Pasados los primeros cuatro días ya se nos distribuía una barra de pan para veinticuatro personas y nos organizamos lo mejor que pudimos; los que eran del ejército republicano estaban acostumbrados a vivir en colectivos compartiendo lo que tenían.
En el centro del campo había una ambulancia del ejército republicano traída en la retirada. Me presenté allí afectado por diarrea y, junto a otros enfermos, fui llevado a un hospital de Perpiñán. Los médicos enseñaron sus estetoscopios a los guardias para poder salir. Llegados a Perpiñán los médicos nos abandonaron, aprovechando para escapar y los enfermos fuimos con el chófer al Ancien Hôpital Militaire, un edificio sombrío. Al bajar de la ambulancia un oficial francés nos mandó ponernos firmes y tuve que sostener a los dos enfermos más graves, ya que no podían hacerlo solos, hasta que se nos permitió entrar en el edifico donde nos echaron un poco de paja sobre el frío piso de piedra. Nada de médicos ni de medicamentos. Me repuse rápidamente y salí por una ventanilla del sótano topando con el almacén de una organización sueca de ayuda que intentaba en vano entrar material médico al hospital. Con otro compañero llenamos un saco de material y entramos por la misma ventanilla para distribuirlo entre los enfermos.
Al poco tiempo me trasladaron a un barco hospital en Port Vendres en el que los enfermos estaban ubicados en las bodegas siendo pobremente atendidos por médicos franceses. Al despertar una mañana encontré una manzana en mi almohada, otro día un pedazo de pan, descubriendo a una chica rubia que lo había dejado allí discretamente. Me dijo que era de Alsacia y se había enterado de que yo era de Viena, una ciudad que ella adoraba.
Poco después tuve que volver al campo donde, mientras tanto, mis compañeros habían erigido unas rudimentarias barracas que protegían un poco de los huracanes.
Mientras estaba ausente, el 13 de febrero habían conmemorado el quinto aniversario del levantamiento obrero en Austria contra el régimen fascista de Dollfuss, vivamente recordado por muchos brigadistas que tuvieron que huir de su persecución, resueltos a continuar la lucha, marchando a España como voluntarios.
Pasaron dos meses y a finales de marzo nos llegaron las noticias de la revuelta de la junta de Segismundo Casado contra el gobierno de Negrín y, el primero de abril de 1939, el triste final, la rendición de Madrid.
[1]Julio Cueva (Trinidad, Cuba, 1987-La Habana, Cuba, 1975) fue un trompetista, compositor y director de orquesta cubano y está considerado una figura importante en la música cubana de los años treinta y cuarenta.
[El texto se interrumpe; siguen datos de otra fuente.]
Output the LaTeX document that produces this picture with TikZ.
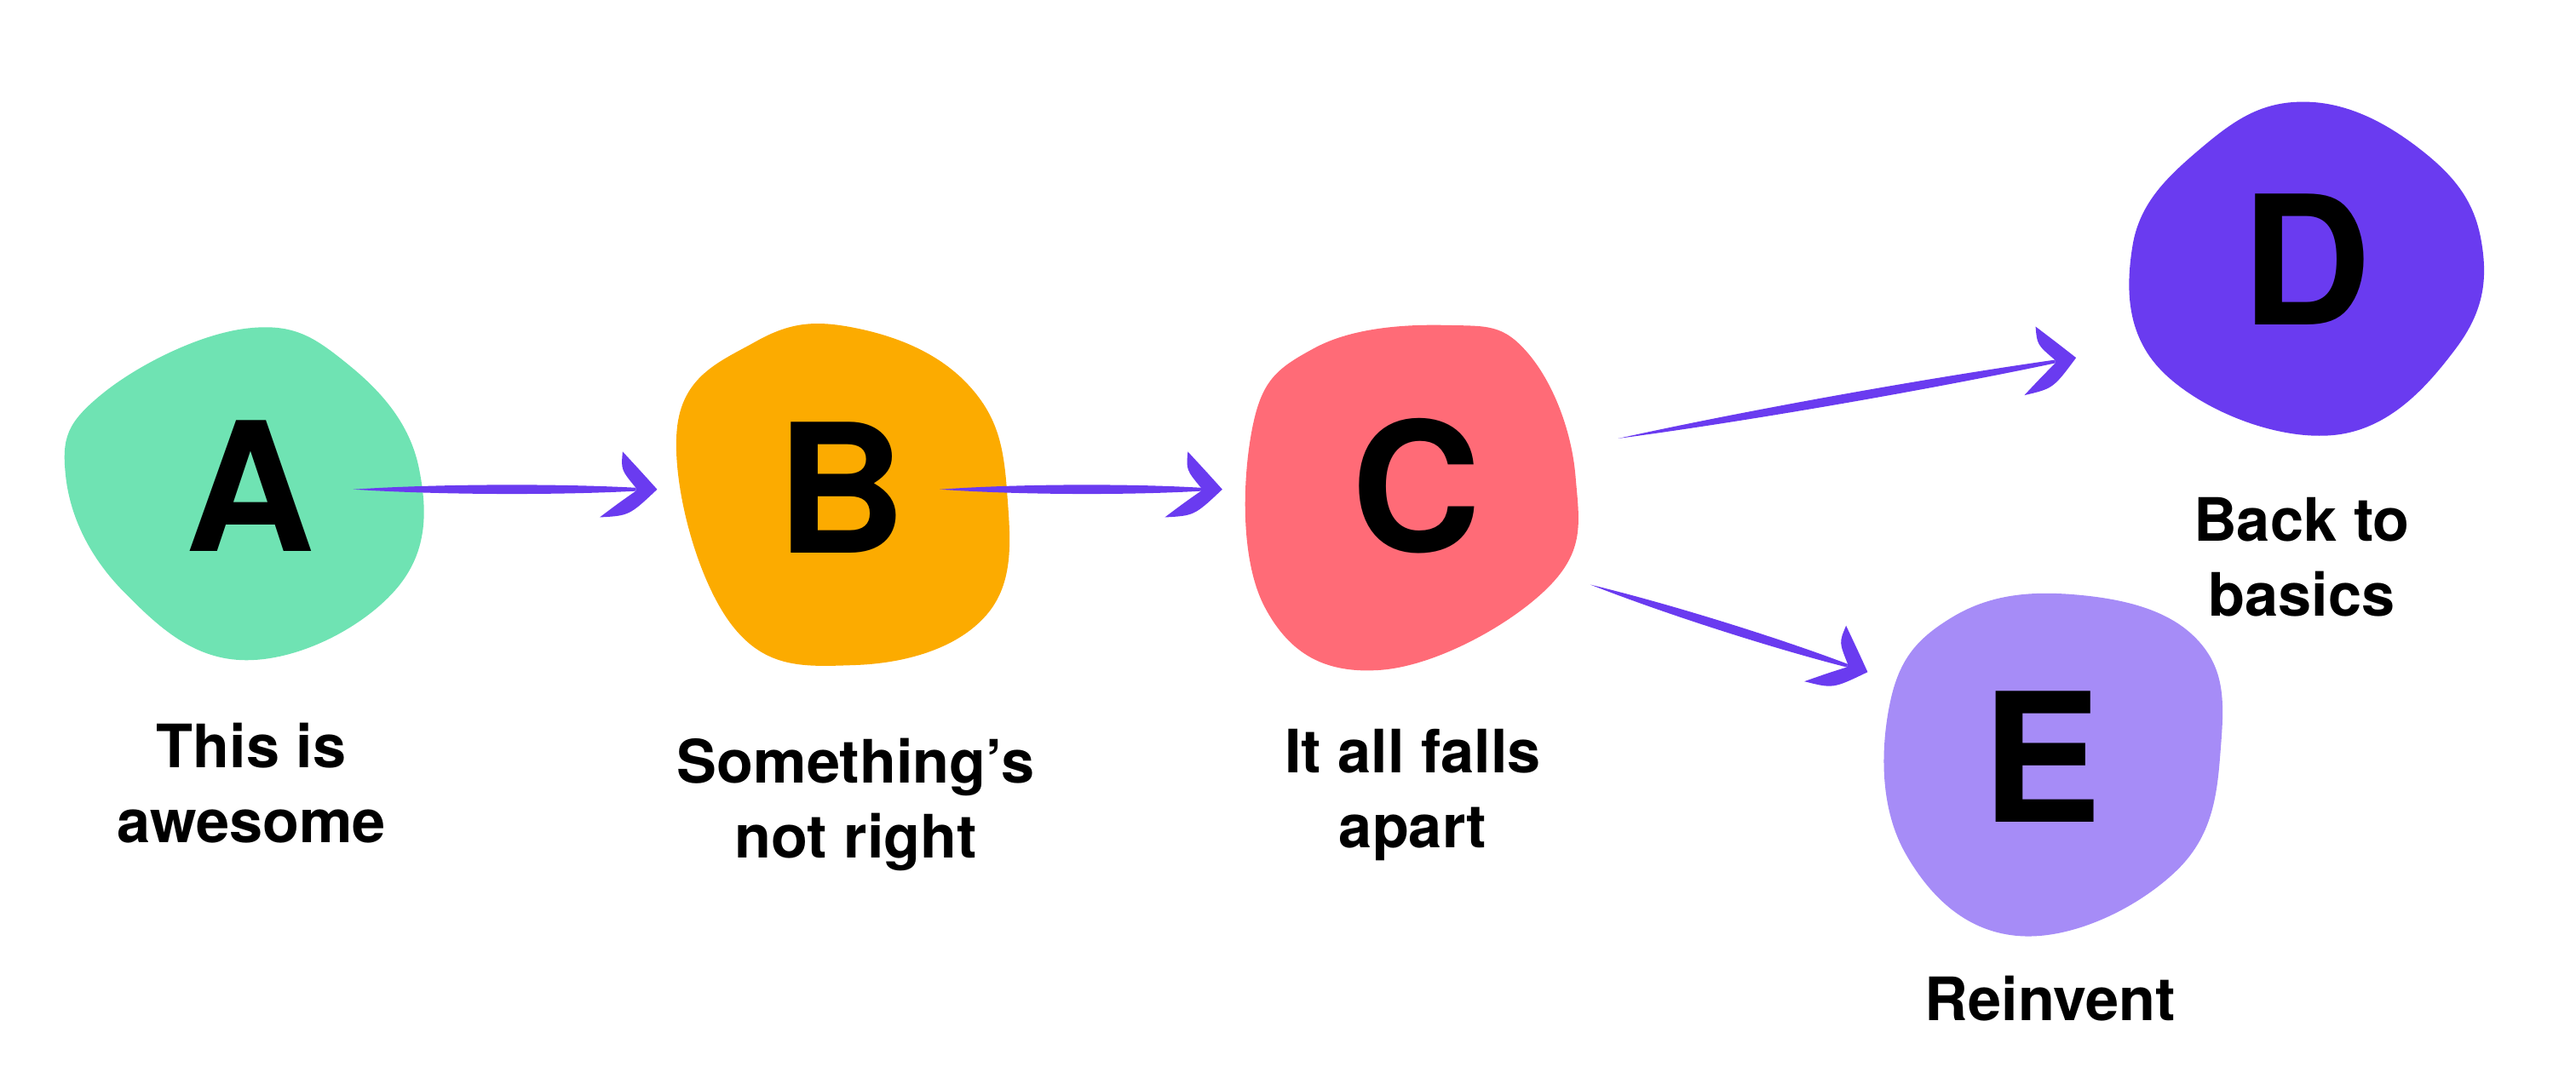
\documentclass[tikz,border=0pt]{standalone}
\usepackage{fontspec}
\setmainfont{TeX Gyre Heros}
\usetikzlibrary{positioning}

\definecolor{mint}{HTML}{6FE3B3}
\definecolor{amber}{HTML}{FCAB00}
\definecolor{coral}{HTML}{FF6B77}
\definecolor{violet}{HTML}{6A3BF0}
\definecolor{lilac}{HTML}{A68CF7}

\tikzset{
    letter/.style={font=\fontsize{60}{60}\selectfont\bfseries, text=black},
    caption/.style={font=\fontsize{20}{25}\selectfont\bfseries, align=center, text=black},
    blob/.style={fill=#1, draw=none},
    pics/swoosh/.style={code={
        % tapered body
        \fill[violet] (0,0) .. controls (#1*0.3,-3.5) and (#1*0.7,-3.5) .. (#1-8,-1)
            -- (#1-8,1) .. controls (#1*0.7,3.5) and (#1*0.3,3.5) .. (0,0) -- cycle;
        % curved head
        \fill[violet] (#1+5,0) .. controls (#1-4,-10) .. (#1-16,-23)
            .. controls (#1-17,-12) .. (#1-8,-1) -- (#1-8,1)
            .. controls (#1-18,8) .. (#1-30,17)
            .. controls (#1-12,16) .. (#1+5,0) -- cycle;
    }}
}

\begin{document}
\begin{tikzpicture}[x=0.01929cm, y=-0.01929cm]
    \useasboundingbox (0,0) rectangle (1568,660);

    % blobs
    \fill[blob=mint] plot[smooth cycle, tension=0.7] coordinates
        {(40,290) (62,240) (150,200) (212,222) (255,285) (240,360) (150,402) (75,360)};
    \fill[blob=amber] plot[smooth cycle, tension=0.7] coordinates
        {(412,262) (460,208) (522,200) (590,235) (613,300) (600,375) (520,405) (445,380)};
    \fill[blob=coral] plot[smooth cycle, tension=0.7] coordinates
        {(762,262) (800,212) (880,198) (930,215) (959,290) (942,358) (840,408) (770,370)};
    \fill[blob=violet] plot[smooth cycle, tension=0.7] coordinates
        {(1298,150) (1340,90) (1402,62) (1472,90) (1510,145) (1495,212) (1420,265) (1318,228)};
    \fill[blob=lilac] plot[smooth cycle, tension=0.7] coordinates
        {(1150,430) (1188,376) (1262,362) (1336,388) (1352,452) (1325,530) (1230,570) (1160,520)};

    % letters
    \node[letter] (a) at (152,296) {A};
    \node[letter] (b) at (512,297) {B};
    \node[letter] (c) at (862,296) {C};
    \node[letter] (d) at (1404,158) {D};
    \node[letter] (e) at (1243,461) {E};

    % captions
    \node[caption] (ta) at (153,477) {This is\\awesome};
    \node[caption] (tb) at (521,490) {Something’s\\not right};
    \node[caption] (tc) at (860,484) {It all falls\\apart};
    \node[caption] (td) at (1401,339) {Back to\\basics};
    \node[caption] (te) at (1248,608) {Reinvent};

    % arrows
    \coordinate (ab) at (215,298);
    \coordinate (bc) at (572,298);
    \coordinate (cd) at (985,267);
    \coordinate (ce) at (968,356);
    \pic[rotate=0] at (ab) {swoosh=180};
    \pic[rotate=0] at (bc) {swoosh=167};
    \pic[rotate=10] at (cd) {swoosh=278};
    \pic[rotate=-17.5] at (ce) {swoosh=172};
\end{tikzpicture}
\end{document}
Se encontraba en Madrid cuando comenzó la Guerra Civil española y se adhirió a la República. Fue director de la banda de la 46 División (la división de El Campesino). Con la derrota de los republicanos fue detenido y encarcelado en el campo de concentración de Argelés.
[2]Alé Alé Reculé. Guaracha, letra y música de Julio Cueva. Estrenada en el campo de concentración de Argelés Sur Mer en abril de 1939.
[3] El 1r Regimiento de Spahis Marroquíes era una unidad perteneciente a la Armada de África que dependía del ejército francés.